Should the minimum wage be raised? Or should it not be raised?
This is not to definitively state whether the current minimum wage level is excessively low or whether self-employed individuals are struggling due to minimum wage hikes. The topic addressed in this chapter is simply the question: ‘Does wages affect prices?’ To state the conclusion upfront: wages clearly influence prices and the broader economy. However, opinions vary significantly regarding the magnitude and direction of this influence.
“Yoon Administration’s Minimum Wage Set at 9,620 Won… Deepening the Divide Between Labor and Management” (“E-Daily”, June 30, 2022)
An increase in wages directly means a rise in production costs. When costs increase and businesses struggle to absorb them, they have no choice but to raise prices, i.e., their selling prices. If goods continue to sell even after a price hike, there’s no major problem. However, the situation changes if the price increase is expected to reduce demand and lead to decreased profits. Consider the perspective of small business owners, often featured in news reports. If a restaurant owner raises meal prices, customers may immediately decrease. Convenience store owners often lack even the authority to set prices. So how can they manage the increased costs from a minimum wage hike? If sales remain unchanged, they must reduce profits. If there are no further profits to cut, they ultimately choose to reduce labor costs. This means cutting staff or part-time workers to lower costs.
If more businesses cut employment to handle these increased costs, the economy slows down. This is because people who lose their jobs reduce their spending. For this reason, opponents of minimum wage hikes argue that steep increases place excessive burdens on employers, ultimately leading to lower employment rates and economic downturns. Claims that minimum wage hikes ruin the national economy emerge from this context.
So, is not raising the minimum wage the right answer? Now, let’s consider the opposing viewpoint. Supporters of minimum wage increases attribute the current economic stagnation to people lacking the money to spend, even if they want to. They argue that fixed costs, especially housing expenses, are excessively high, making the current minimum wage insufficient to stimulate increased consumption. They explain that raising the minimum wage increases household income, which naturally leads to expanded consumption and economic revitalization. Furthermore, they emphasize that the minimum wage is fundamentally a legal system established to protect low-wage workers.

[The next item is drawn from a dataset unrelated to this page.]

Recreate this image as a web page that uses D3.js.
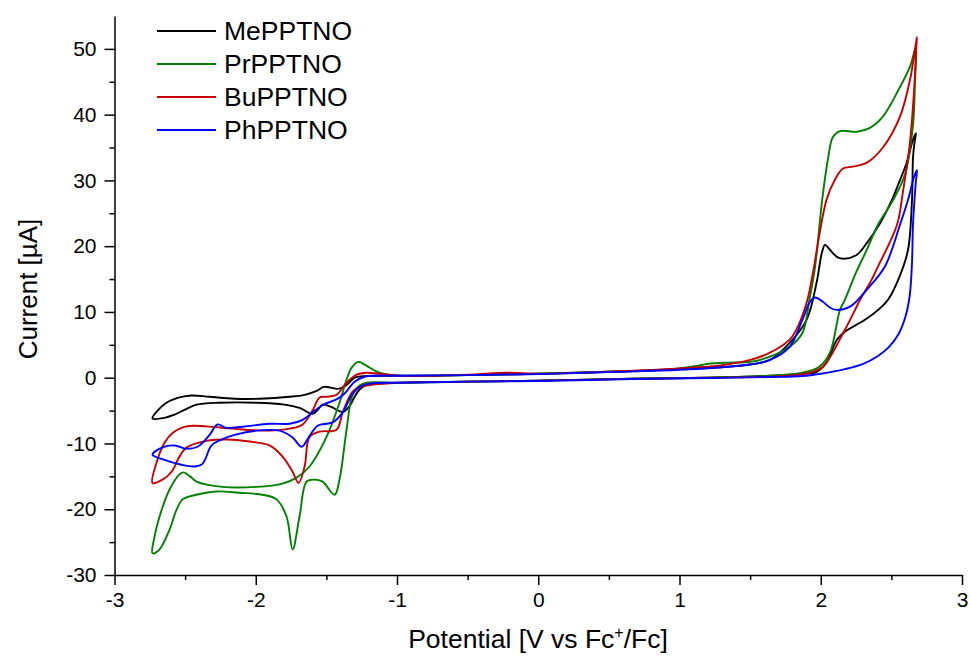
<!DOCTYPE html>
<html lang="en">
<head>
<meta charset="UTF-8">
<title>cyclic voltammograms</title>
<script src="https://d3js.org/d3.v7.min.js"></script>
<style>
  body { margin: 0; background: #fff; }
  .chart text { font-family: "Liberation Sans", Arial, sans-serif; fill: #000; }
  .axis path, .axis line { stroke: #000; stroke-width: 1.5; }
  .axis text { font-size: 21px; }
  .trace { fill: none; stroke-width: 1.9; stroke-linejoin: round; }
</style>
</head>
<body>
<svg class="chart"></svg>
<script>
// [potential (V vs Fc+/Fc), current (µA)] along one full cycle:
// forward sweep from the negative vertex, then the reverse sweep back
const mePPTNO = [
  [-2.731,-6.2],[-2.695,-5.0],[-2.632,-3.8],[-2.540,-3.0],[-2.455,-2.7],[-2.327,-2.9],[-2.150,-3.2],
  [-1.973,-3.2],[-1.761,-2.9],[-1.654,-2.6],[-1.569,-2.0],[-1.519,-1.4],[-1.470,-1.5],[-1.421,-1.7],
  [-1.357,-1.1],[-1.300,0.0],[-1.244,0.23],[-1.123,0.3],[-0.981,0.3],[-0.5,0.4],[0,0.6],[0.5,0.9],
  [1.0,1.3],[1.3,1.6],[1.5,2.0],[1.64,2.7],[1.78,5.3],[1.90,8.8],[1.97,14.4],[2.008,19.0],[2.03,20.2],
  [2.065,19.45],[2.12,18.3],[2.171,18.1],[2.256,18.7],[2.327,20.5],[2.42,23.5],[2.504,27.05],
  [2.547,29.3],[2.61,32.8],[2.653,36.2],[2.674,37.2],
  [2.662,35.5],[2.653,33.4],[2.646,27.05],[2.618,19.45],[2.56,15.5],[2.476,11.85],[2.40,10.2],
  [2.313,8.8],[2.171,7.0],[2.115,5.8],[2.04,2.3],[1.97,0.9],[1.87,0.6],[1.64,0.3],[1.2,0.0],
  [0.67,-0.15],[0,-0.45],[-0.5,-0.6],[-0.981,-0.76],[-1.215,-1.1],[-1.265,-1.8],[-1.300,-2.9],
  [-1.336,-4.3],[-1.385,-5.2],[-1.470,-4.4],[-1.527,-4.1],[-1.562,-4.9],[-1.598,-5.5],[-1.690,-4.6],
  [-1.796,-4.1],[-1.994,-3.8],[-2.256,-3.8],[-2.419,-4.1],[-2.504,-4.9],[-2.575,-5.6],[-2.646,-6.1]
];

const prPPTNO = [
  [-2.731,-26.7],[-2.717,-24.2],[-2.681,-21.1],[-2.610,-17.0],[-2.540,-14.7],[-2.511,-14.4],
  [-2.465,-15.0],[-2.419,-15.8],[-2.235,-16.6],[-1.994,-16.6],[-1.810,-16.1],[-1.711,-15.2],
  [-1.619,-13.5],[-1.499,-9.0],[-1.407,-3.8],[-1.357,-0.3],[-1.322,1.5],[-1.272,2.4],[-1.215,1.8],
  [-1.123,0.76],[-0.981,0.3],[-0.5,0.4],[0,0.6],[0.5,0.9],[0.9,1.2],[1.1,1.7],[1.2,2.1],[1.35,2.3],
  [1.5,2.4],[1.64,3.2],[1.78,4.7],[1.87,6.8],[1.92,11.85],[1.96,16.9],[2.01,27],[2.05,33.1],
  [2.086,36.6],[2.136,37.5],[2.256,37.4],[2.348,38.0],[2.44,39.7],[2.561,44.2],[2.632,47.3],[2.674,50.3],
  [2.667,45],[2.653,38.4],[2.596,30.9],[2.504,26.7],[2.405,23.25],[2.327,19.5],[2.25,16.0],
  [2.171,11.85],[2.136,10.3],[2.065,3.8],[1.99,1.67],[1.87,0.76],[1.64,0.3],[1.2,0],[0.67,-0.15],
  [0,-0.45],[-0.5,-0.6],[-0.981,-0.76],[-1.215,-0.76],[-1.265,-1.2],[-1.315,-2.6],[-1.357,-7.9],
  [-1.407,-15.5],[-1.442,-17.8],[-1.527,-15.8],[-1.583,-15.5],[-1.640,-15.8],[-1.690,-21.1],
  [-1.739,-26.1],[-1.782,-21.1],[-1.853,-18.5],[-1.952,-17.8],[-2.115,-17.5],[-2.278,-17.3],
  [-2.419,-17.8],[-2.518,-18.5],[-2.561,-20.1],[-2.610,-23.1],[-2.681,-26.1]
];

const buPPTNO = [
  [-2.731,-16.0],[-2.702,-12.9],[-2.646,-9.9],[-2.589,-8.4],[-2.490,-7.4],[-2.348,-7.4],[-2.164,-7.75],
  [-1.902,-8.05],[-1.761,-7.75],[-1.668,-7.1],[-1.598,-5.0],[-1.548,-3.0],[-1.499,-2.9],[-1.428,-2.6],
  [-1.357,-0.76],[-1.286,0.46],[-1.215,0.76],[-1.123,0.6],[-0.981,0.3],[-0.5,0.45],[-0.22,0.75],
  [0,0.6],[0.5,0.9],[1.0,1.4],[1.3,1.9],[1.5,2.7],[1.64,3.8],[1.78,5.8],[1.82,7.0],[1.90,11.4],
  [1.94,15.4],[2.04,27],[2.10,30.1],[2.157,31.8],[2.228,32.1],[2.327,32.7],[2.44,35.0],[2.561,39.7],
  [2.632,45.3],[2.667,49.9],[2.681,51.8],
  [2.674,49.5],[2.667,46],[2.632,35.9],[2.582,28.3],[2.540,23.25],[2.405,16.9],[2.348,14.4],
  [2.29,12.3],[2.171,7.3],[2.015,1.67],[1.92,0.76],[1.78,0.3],[1.2,0],[0.67,-0.15],[0,-0.45],
  [-0.5,-0.6],[-0.981,-0.76],[-1.194,-1.1],[-1.265,-1.4],[-1.315,-2.1],[-1.385,-5.3],[-1.428,-7.9],
  [-1.548,-8.2],[-1.619,-9.0],[-1.654,-13.5],[-1.697,-16.0],[-1.739,-14.3],[-1.810,-12.0],
  [-1.902,-10.3],[-2.044,-9.7],[-2.207,-9.4],[-2.348,-9.6],[-2.490,-10.6],[-2.540,-12.0],
  [-2.596,-14.3],[-2.660,-15.5]
];

const phPPTNO = [
  [-2.731,-11.7],[-2.660,-10.6],[-2.575,-10.3],[-2.490,-10.8],[-2.412,-10.5],[-2.327,-8.7],
  [-2.270,-7.1],[-2.214,-7.6],[-2.093,-7.45],[-1.902,-7.0],[-1.761,-7.0],[-1.668,-6.4],[-1.583,-5.0],
  [-1.512,-4.0],[-1.428,-3.3],[-1.371,-2.4],[-1.300,-0.6],[-1.230,0.15],[-1.123,0.3],[-0.981,0.3],
  [-0.5,0.4],[0,0.55],[0.5,0.85],[1.0,1.2],[1.3,1.6],[1.5,2.0],[1.64,2.7],[1.78,4.7],[1.87,8.8],
  [1.92,11.4],[1.96,12.2],[2.015,11.55],[2.07,10.6],[2.12,10.3],[2.207,10.8],[2.327,13.4],
  [2.454,16.9],[2.561,23.25],[2.618,27.05],[2.66,30.5],[2.681,31.6],
  [2.672,29.5],[2.653,23.25],[2.646,17.5],[2.63,12.5],[2.60,9.3],[2.55,6.6],[2.48,4.6],[2.405,3.3],
  [2.30,2.1],[2.171,1.3],[2.0,0.6],[1.87,0.25],[1.64,0.1],[1.2,-0.05],[0.67,-0.2],[0,-0.5],[-0.5,-0.6],
  [-0.981,-0.76],[-1.194,-0.9],[-1.265,-1.4],[-1.322,-2.7],[-1.385,-5.3],[-1.456,-6.8],[-1.562,-7.3],
  [-1.626,-9.1],[-1.675,-10.5],[-1.739,-9.1],[-1.831,-8.05],[-1.994,-8.05],[-2.150,-8.7],
  [-2.242,-9.4],[-2.313,-10.3],[-2.377,-13.1],[-2.433,-13.5],[-2.533,-13.2],[-2.646,-12.5]
];

const seriesNames = ['MePPTNO', 'PrPPTNO', 'BuPPTNO', 'PhPPTNO'];
const seriesData = [mePPTNO, prPPTNO, buPPTNO, phPPTNO];
const seriesColors = ['#000000', '#008000', '#c80000', '#0000ff'];

const xTicks = [-3, -2, -1, 0, 1, 2, 3];
const xMinorTicks = [-2.5, -1.5, -0.5, 0.5, 1.5, 2.5];
const yTicks = [-30, -20, -10, 0, 10, 20, 30, 40, 50];
const yMinorTicks = [-25, -15, -5, 5, 15, 25, 35, 45];

const W = 970, H = 659;
const svg = d3.select('.chart').attr('width', W).attr('height', H);

const x = d3.scaleLinear().domain([-3, 3]).range([114.5, 962]);
const y = d3.scaleLinear().domain([-30, 55]).range([575, 16]);

const line = d3.line()
  .x(d => x(d[0]))
  .y(d => y(d[1]))
  .curve(d3.curveCatmullRomClosed.alpha(0.5));

svg.selectAll('.trace')
  .data(seriesData).enter()
  .append('path')
  .attr('class', 'trace')
  .attr('stroke', (d, i) => seriesColors[i])
  .attr('d', line);

// axes (plain hyphen for negative labels, like the original)
const plain = d => String(d);

svg.append('g')
  .attr('class', 'axis')
  .attr('transform', 'translate(0,' + y(-30) + ')')
  .call(d3.axisBottom(x).tickValues(xTicks).tickSize(10).tickPadding(7).tickSizeOuter(0).tickFormat(plain));
svg.append('g')
  .attr('class', 'axis')
  .attr('transform', 'translate(0,' + y(-30) + ')')
  .call(d3.axisBottom(x).tickValues(xMinorTicks).tickSize(5).tickSizeOuter(0).tickFormat(''))
  .select('.domain').remove();

svg.append('g')
  .attr('class', 'axis')
  .attr('transform', 'translate(' + x(-3) + ',0)')
  .call(d3.axisLeft(y).tickValues(yTicks).tickSize(10).tickPadding(8).tickSizeOuter(0).tickFormat(plain));
svg.append('g')
  .attr('class', 'axis')
  .attr('transform', 'translate(' + x(-3) + ',0)')
  .call(d3.axisLeft(y).tickValues(yMinorTicks).tickSize(5).tickSizeOuter(0).tickFormat(''))
  .select('.domain').remove();

svg.selectAll('.axis text').attr('font-family', null);

// axis titles
svg.append('text')
  .attr('transform', 'translate(37,289) rotate(-90)')
  .attr('text-anchor', 'middle')
  .style('font-size', '26px')
  .text('Current [µA]');

const xt = svg.append('text')
  .attr('x', 538)
  .attr('y', 648)
  .attr('text-anchor', 'middle')
  .style('font-size', '26.5px');
xt.append('tspan').text('Potential [V vs Fc');
xt.append('tspan').attr('dy', -10).style('font-size', '16px').text('+');
xt.append('tspan').attr('dy', 10).text('/Fc]');

// legend
const legend = svg.append('g');
seriesNames.forEach((name, i) => {
  const ly = 31 + i * 33;
  legend.append('line')
    .attr('x1', 157).attr('x2', 216)
    .attr('y1', ly).attr('y2', ly)
    .attr('stroke', seriesColors[i])
    .attr('stroke-width', 1.9);
  legend.append('text')
    .attr('x', 224).attr('y', ly)
    .attr('dy', '0.35em')
    .style('font-size', '26.5px')
    .text(name);
});
</script>
</body>
</html>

Finding the definitive answer to this issue in the short term is difficult. Economic policies inherently require long-term observation to assess their effectiveness. However, it is clear that the minimum wage is a matter of significant impact on our economy. Consequently, the media, politicians, and experts across various fields are vigorously advancing their arguments based on their respective evidence. Merely observing this debate will not change reality. To achieve a faster social consensus, each party must choose arguments aligned with their position and interests and lend their weight to those arguments. Otherwise, as the article headline suggests, the minimum wage debate risks deepening conflicts only among the powerless ‘underlings’.